Quatrième long-métrage de Satyajit Ray ; il faudra attendre 1981, à savoir plus de vingt-trois ans après sa réalisation en 1958, pour que le film sorte sur les écrans de cinéma en France. L’échec de son précédent film Aparajito peut expliquer cette distribution tardive. Adaptation cinématographique de la nouvelle Jalasdhar de l‘auteur bengali Tara Shankar Banerjee, Le Salon de musique a été tourné dans le lieu même dont s’est inspiré le conte, au palais des Chondhurry au Bengale.

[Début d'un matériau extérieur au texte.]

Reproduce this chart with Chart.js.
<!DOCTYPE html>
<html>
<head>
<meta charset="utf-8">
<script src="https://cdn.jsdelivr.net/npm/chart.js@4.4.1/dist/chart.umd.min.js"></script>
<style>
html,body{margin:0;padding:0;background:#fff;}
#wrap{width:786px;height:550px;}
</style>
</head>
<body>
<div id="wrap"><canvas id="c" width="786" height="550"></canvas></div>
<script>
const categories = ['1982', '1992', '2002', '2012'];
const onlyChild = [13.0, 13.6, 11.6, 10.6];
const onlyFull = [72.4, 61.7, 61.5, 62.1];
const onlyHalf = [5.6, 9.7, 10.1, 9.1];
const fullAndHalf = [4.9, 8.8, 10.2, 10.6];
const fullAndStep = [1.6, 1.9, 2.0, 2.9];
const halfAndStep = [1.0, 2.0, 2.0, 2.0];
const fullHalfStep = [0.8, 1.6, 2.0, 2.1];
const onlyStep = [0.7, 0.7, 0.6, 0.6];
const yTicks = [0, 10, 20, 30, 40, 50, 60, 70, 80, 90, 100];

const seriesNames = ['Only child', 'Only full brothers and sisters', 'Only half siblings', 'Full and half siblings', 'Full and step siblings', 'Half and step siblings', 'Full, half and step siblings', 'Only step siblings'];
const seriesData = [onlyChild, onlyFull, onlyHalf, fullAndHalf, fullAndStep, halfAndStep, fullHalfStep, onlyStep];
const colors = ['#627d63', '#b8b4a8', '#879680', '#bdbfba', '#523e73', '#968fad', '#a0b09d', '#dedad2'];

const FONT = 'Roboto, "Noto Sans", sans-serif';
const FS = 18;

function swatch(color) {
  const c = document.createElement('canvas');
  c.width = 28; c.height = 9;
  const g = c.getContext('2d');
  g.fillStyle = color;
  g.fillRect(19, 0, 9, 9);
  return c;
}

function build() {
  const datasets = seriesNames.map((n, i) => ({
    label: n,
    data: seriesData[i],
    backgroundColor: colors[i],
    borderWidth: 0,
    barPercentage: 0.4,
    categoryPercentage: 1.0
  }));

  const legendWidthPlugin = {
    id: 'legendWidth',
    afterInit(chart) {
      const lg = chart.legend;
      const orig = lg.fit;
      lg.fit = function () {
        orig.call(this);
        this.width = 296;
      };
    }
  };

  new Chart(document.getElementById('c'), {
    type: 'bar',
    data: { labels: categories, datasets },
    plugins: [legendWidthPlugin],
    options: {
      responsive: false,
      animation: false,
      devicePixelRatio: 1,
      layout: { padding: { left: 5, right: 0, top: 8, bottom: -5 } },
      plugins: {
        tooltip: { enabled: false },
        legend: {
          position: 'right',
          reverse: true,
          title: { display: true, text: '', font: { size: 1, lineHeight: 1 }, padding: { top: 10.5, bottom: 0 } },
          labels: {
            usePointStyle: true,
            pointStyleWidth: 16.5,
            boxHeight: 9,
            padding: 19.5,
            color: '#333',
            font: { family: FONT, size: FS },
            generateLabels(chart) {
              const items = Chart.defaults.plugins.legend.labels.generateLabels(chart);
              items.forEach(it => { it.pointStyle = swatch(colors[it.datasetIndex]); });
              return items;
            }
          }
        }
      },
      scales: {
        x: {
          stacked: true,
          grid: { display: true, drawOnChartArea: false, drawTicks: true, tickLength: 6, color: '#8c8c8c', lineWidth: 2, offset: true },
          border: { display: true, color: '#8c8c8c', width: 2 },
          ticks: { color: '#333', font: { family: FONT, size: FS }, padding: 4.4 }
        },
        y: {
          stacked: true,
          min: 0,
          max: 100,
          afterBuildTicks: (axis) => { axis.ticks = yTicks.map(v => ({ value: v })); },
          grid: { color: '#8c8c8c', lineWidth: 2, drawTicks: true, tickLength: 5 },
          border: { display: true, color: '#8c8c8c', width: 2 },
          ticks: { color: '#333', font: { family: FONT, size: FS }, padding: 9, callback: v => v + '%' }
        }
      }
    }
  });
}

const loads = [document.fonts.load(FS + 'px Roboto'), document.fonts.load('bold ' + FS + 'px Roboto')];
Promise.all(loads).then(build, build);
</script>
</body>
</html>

Tous les films de Satyajit Ray sont en bengali, langue natale du cinéaste, à l’exception du Joueur d’échecs. Issu d’un milieu d’artistes, lui-même écrivain et musicien, c’est après avoir collaboré avec d’éminents compositeurs, tel Ravi Shankar pour sa trilogie d’Apu (La Complainte du sentier en 1955, L’Invaincu en 1956, et Le Monde d’Apu en 1959) que le cinéaste écrira la musique de ses films, dans une recherche constante d’une meilleure perception du monde. Pour Le Salon de musique, le cinéaste fait appel à Ustad Vilayat Khan, qui composera une partition classique hindoustanie, les morceaux sont interprétés par d’éminents musiciens, dont Ustad Bismillah Khan avec son hautbois indien, le shehnai.

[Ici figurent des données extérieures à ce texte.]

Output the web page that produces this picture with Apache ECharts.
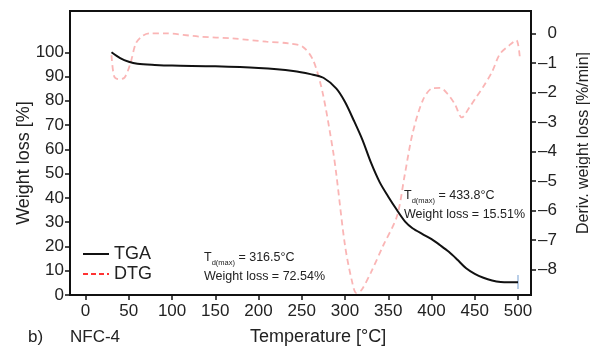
<!DOCTYPE html>
<html>
<head>
<meta charset="utf-8">
<script src="https://cdn.jsdelivr.net/npm/echarts@6.0.0/dist/echarts.min.js"></script>
<style>
  html, body { margin: 0; padding: 0; background: #fff; }
  #main { width: 590px; height: 351px; }
</style>
</head>
<body>
<div id="main"></div>
<script>
// TGA: temperature [°C] / weight [%]
var tgaTemp = [30, 40, 50, 60, 80, 100, 150, 200, 240, 260, 275, 290, 300, 310, 320, 330, 340, 350, 360, 370, 378, 390, 400, 410, 420, 430, 440, 450, 460, 470, 480, 490, 500];
var tgaWeight = [100, 97.6, 96.1, 95.3, 94.8, 94.5, 94.2, 93.5, 92.3, 91, 89.5, 85, 79.5, 72, 64, 54.5, 46.5, 40.5, 35, 30, 27.5, 25, 23, 20.5, 17.8, 14.5, 11, 8.7, 7.1, 6, 5.4, 5.3, 5.3];

// DTG: temperature [°C] / deriv. weight loss [%/min]
var dtgTemp = [30, 33, 38, 45, 52, 58, 65, 74, 93, 132, 170, 209, 236, 251, 263, 274, 286, 290, 300, 308, 313, 319, 330, 344, 360, 369, 378, 390, 401, 410, 418, 427, 435, 444, 452, 460, 470, 479, 490, 498, 502];
var dtgValue = [-0.74, -1.45, -1.55, -1.5, -1.0, -0.35, -0.1, 0, 0, -0.11, -0.17, -0.28, -0.34, -0.45, -0.9, -2.0, -3.96, -4.8, -7.2, -8.4, -8.8, -8.7, -8.1, -7.2, -6.2, -4.8, -3.4, -2.26, -1.86, -1.85, -2.03, -2.4, -2.85, -2.5, -2.15, -1.8, -1.3, -0.7, -0.4, -0.23, -0.79];

// tick labels
var xTicks = [0, 50, 100, 150, 200, 250, 300, 350, 400, 450, 500];
var leftTicks = [0, 10, 20, 30, 40, 50, 60, 70, 80, 90, 100];
var rightTicks = [-8, -7, -6, -5, -4, -3, -2, -1, 0];

function pairs(xs, ys) {
	var out = [];
	for (var i = 0; i < xs.length; i++) out.push([xs[i], ys[i]]);
	return out;
}

var myChart = echarts.init(document.getElementById('main'));
var font = 'Liberation Sans, Arial, sans-serif';
var txt = '#222';
var noSymbol = { color: 'transparent', borderColor: 'transparent', opacity: 0 };

var option = {
	animation: false,
	grid: {
		left: 70, right: 59, top: 11, bottom: 56,
		outerBoundsMode: 'none', containLabel: false,
		show: true, borderColor: '#111', borderWidth: 2
	},
	legend: {
		orient: 'vertical',
		left: 77, top: 240,
		itemWidth: 26, itemHeight: 12, itemGap: 2,
		textStyle: { fontSize: 18, color: txt, fontFamily: font, lineHeight: 18 },
		data: [
			{ name: 'TGA', itemStyle: noSymbol, lineStyle: { color: '#111', width: 2 } },
			{ name: 'DTG', itemStyle: noSymbol, lineStyle: { color: '#f33', width: 2, type: [5, 3] } }
		]
	},
	xAxis: {
		type: 'value', min: -18, max: 515,
		axisLine: { onZero: false, lineStyle: { color: '#111', width: 2 } },
		axisTick: { length: 5, customValues: xTicks, lineStyle: { color: '#111', width: 1.5 } },
		axisLabel: { customValues: xTicks, fontSize: 17, color: txt, fontFamily: font, margin: 8 },
		splitLine: { show: false }
	},
	yAxis: [{
		type: 'value', min: 0, max: 117, position: 'left',
		name: 'Weight loss [%]', nameLocation: 'middle', nameGap: 37, nameMoveOverlap: false,
		nameTextStyle: { fontSize: 18, color: txt, fontFamily: font, padding: [0, 0, 0, -20] },
		axisLine: { show: true, onZero: false, lineStyle: { color: '#111', width: 2 } },
		axisTick: { show: true, length: 5, customValues: leftTicks, lineStyle: { color: '#111', width: 1.5 } },
		axisLabel: { customValues: leftTicks, fontSize: 17, color: txt, fontFamily: font, margin: 6 },
		splitLine: { show: false }
	}, {
		type: 'value', min: -8.87, max: 0.76, position: 'right',
		name: 'Deriv. weight loss [%/min]', nameLocation: 'middle', nameGap: 45,
		nameTextStyle: { fontSize: 16, color: txt, fontFamily: font, padding: [0, 0, 0, 20] },
		axisLine: { show: true, onZero: false, lineStyle: { color: '#111', width: 2 } },
		axisTick: { show: true, length: 5, customValues: rightTicks, lineStyle: { color: '#111', width: 1.5 } },
		axisLabel: {
			customValues: rightTicks, fontSize: 17, color: txt, fontFamily: font, margin: 7,
			formatter: function (v) { return v < 0 ? '\u2013' + Math.abs(v) : '  ' + v; }
		},
		splitLine: { show: false }
	}],
	series: [{
		name: 'TGA', type: 'line', yAxisIndex: 0, symbol: 'none', smooth: 0.3, z: 3,
		itemStyle: { color: '#111' },
		lineStyle: { color: '#111', width: 2 },
		data: pairs(tgaTemp, tgaWeight)
	}, {
		name: 'DTG', type: 'line', yAxisIndex: 1, symbol: 'none', smooth: 0.3, z: 2,
		itemStyle: { color: '#f33' },
		lineStyle: { color: 'rgba(245,120,120,0.55)', width: 1.8, type: [6, 4] },
		data: pairs(dtgTemp, dtgValue)
	}],
	graphic: [{
		type: 'text', left: 204, top: 251,
		style: {
			text: '{t|T}{s|d(max)}{t| = 316.5\u00b0C}\n{t|Weight loss = 72.54%}',
			rich: {
				t: { fontSize: 12.5, fontFamily: font, fill: txt, lineHeight: 19 },
				s: { fontSize: 7.5, fontFamily: font, fill: txt, lineHeight: 19, verticalAlign: 'bottom', padding: [7, 0, 0, 0] }
			}
		}
	}, {
		type: 'text', left: 404, top: 189,
		style: {
			text: '{t|T}{s|d(max)}{t| = 433.8\u00b0C}\n{t|Weight loss = 15.51%}',
			rich: {
				t: { fontSize: 12.5, fontFamily: font, fill: txt, lineHeight: 19 },
				s: { fontSize: 7.5, fontFamily: font, fill: txt, lineHeight: 19, verticalAlign: 'bottom', padding: [7, 0, 0, 0] }
			}
		}
	}, {
		type: 'text', left: 28, top: 329,
		style: { text: 'b)', fontSize: 17, fontFamily: font, fill: txt }
	}, {
		type: 'text', left: 70, top: 329,
		style: { text: 'NFC-4', fontSize: 17, fontFamily: font, fill: txt }
	}, {
		type: 'text', left: 250, top: 328,
		style: { text: 'Temperature [\u00b0C]', fontSize: 18, fontFamily: font, fill: txt }
	}, {
		type: 'line', shape: { x1: 518, y1: 275, x2: 518, y2: 289 },
		style: { stroke: 'rgba(90,140,200,0.7)', lineWidth: 1.2 }
	}]
};
myChart.setOption(option);
</script>
</body>
</html>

Le Salon de musique nous plonge dans un vertige mémoriel, où la passion dévorante d’un homme pour la musique le fait basculer dans la tragédie. Dès l’ouverture du film, la mort est présente. Lorsqu’un enfant meurt, c’est tout un monde qui s’effondre. Biswambhar Roy, de la caste des zamindar, est un aristocrate déchu du Bengale. Il trouve le corps noyé de son fils dans les terres inondées de son domaine abandonné. Il a sacrifié sa famille et sa fortune à sa passion pour les arts de la musique et de la danse (avec notamment l’incroyable danseuse Roshan Kumari). Survivant dans son mausolée, il n’a pas pris la mesure de la disparition de son monde. Le temps de la féodalité n’existe plus, la bourgeoisie capitaliste a triomphé.

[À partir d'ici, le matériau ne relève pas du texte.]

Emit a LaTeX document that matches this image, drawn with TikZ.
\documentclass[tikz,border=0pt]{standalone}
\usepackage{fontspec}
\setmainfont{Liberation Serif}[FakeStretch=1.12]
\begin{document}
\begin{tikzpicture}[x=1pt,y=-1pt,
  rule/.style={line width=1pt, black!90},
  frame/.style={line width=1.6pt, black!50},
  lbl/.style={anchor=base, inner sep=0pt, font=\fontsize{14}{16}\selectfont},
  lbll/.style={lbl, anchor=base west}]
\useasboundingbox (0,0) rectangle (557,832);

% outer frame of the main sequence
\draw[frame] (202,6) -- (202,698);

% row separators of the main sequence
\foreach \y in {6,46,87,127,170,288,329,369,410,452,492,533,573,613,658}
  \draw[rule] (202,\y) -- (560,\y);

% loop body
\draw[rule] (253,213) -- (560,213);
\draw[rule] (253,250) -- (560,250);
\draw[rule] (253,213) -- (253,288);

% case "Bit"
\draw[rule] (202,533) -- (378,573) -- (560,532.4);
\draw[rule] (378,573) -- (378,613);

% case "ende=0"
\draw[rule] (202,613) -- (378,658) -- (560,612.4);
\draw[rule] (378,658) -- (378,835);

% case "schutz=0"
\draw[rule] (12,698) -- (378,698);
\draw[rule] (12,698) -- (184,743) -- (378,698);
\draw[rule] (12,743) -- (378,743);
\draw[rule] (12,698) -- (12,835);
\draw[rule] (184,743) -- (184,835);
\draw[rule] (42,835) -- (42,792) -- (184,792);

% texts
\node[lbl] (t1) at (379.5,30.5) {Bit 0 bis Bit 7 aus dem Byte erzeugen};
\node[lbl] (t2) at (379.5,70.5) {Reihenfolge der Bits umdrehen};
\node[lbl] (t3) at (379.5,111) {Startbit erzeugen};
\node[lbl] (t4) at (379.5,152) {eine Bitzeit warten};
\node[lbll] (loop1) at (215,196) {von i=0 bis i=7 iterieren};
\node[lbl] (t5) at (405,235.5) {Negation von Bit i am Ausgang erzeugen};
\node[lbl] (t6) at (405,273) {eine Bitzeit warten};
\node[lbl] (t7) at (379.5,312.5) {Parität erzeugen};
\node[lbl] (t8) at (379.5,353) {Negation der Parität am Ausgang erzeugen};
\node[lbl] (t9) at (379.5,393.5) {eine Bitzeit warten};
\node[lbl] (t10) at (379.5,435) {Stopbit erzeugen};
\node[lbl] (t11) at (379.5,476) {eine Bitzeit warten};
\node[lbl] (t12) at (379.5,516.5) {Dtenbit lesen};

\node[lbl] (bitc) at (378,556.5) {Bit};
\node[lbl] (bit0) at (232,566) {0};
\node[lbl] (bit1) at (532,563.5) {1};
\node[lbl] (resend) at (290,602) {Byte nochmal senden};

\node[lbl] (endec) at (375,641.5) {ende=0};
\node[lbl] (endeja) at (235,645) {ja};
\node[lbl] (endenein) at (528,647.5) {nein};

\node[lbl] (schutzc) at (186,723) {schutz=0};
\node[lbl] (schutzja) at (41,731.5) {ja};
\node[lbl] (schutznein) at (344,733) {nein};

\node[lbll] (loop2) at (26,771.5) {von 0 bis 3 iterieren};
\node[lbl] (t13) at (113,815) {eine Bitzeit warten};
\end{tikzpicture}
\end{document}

Filmé dans un noir et blanc contrasté, à la lumière du jour, si étincelante, s’oppose la pénombre quasi mystique du salon qui accueille les longues soirées musicales. Le son du sitar innerve le film de son lancinant tempo, leitmotiv hypnotique semblant emporter tout le monde dans une transe intérieure. Seule la musique circule dans ce huis clos où les personnages alanguis se fondent dans une immuabilité mystérieuse. Rien ne vit ou n’existe en dehors de ce salon. Le film est scénographié par cet instrument à cordes, qui semble si proche de la voix humaine. En effet, Le Salon de musique est principalement composé de larges plans-séquences afin de restituer la continuité des gestes des musiciens, comme l’écoute de l’assemblée. Les dialogues sont le fait des regards traduisant bien plus l’intériorité de chacun que ne le feraient des mots articulés.
Fable cruelle sur un monde qui se meurt, Le Salon de musique est aussi et surtout pour Satyajit Ray un autoportrait saisissant en creux à travers Roy. Le cinéaste partage avec lui une sensibilité qu’il n’a cessé de transcrire dans tous ses films. Percevoir le monde avec intensité, jusque dans les frémissements de la peau, afin de le restituer dans sa beauté comme dans sa douleur.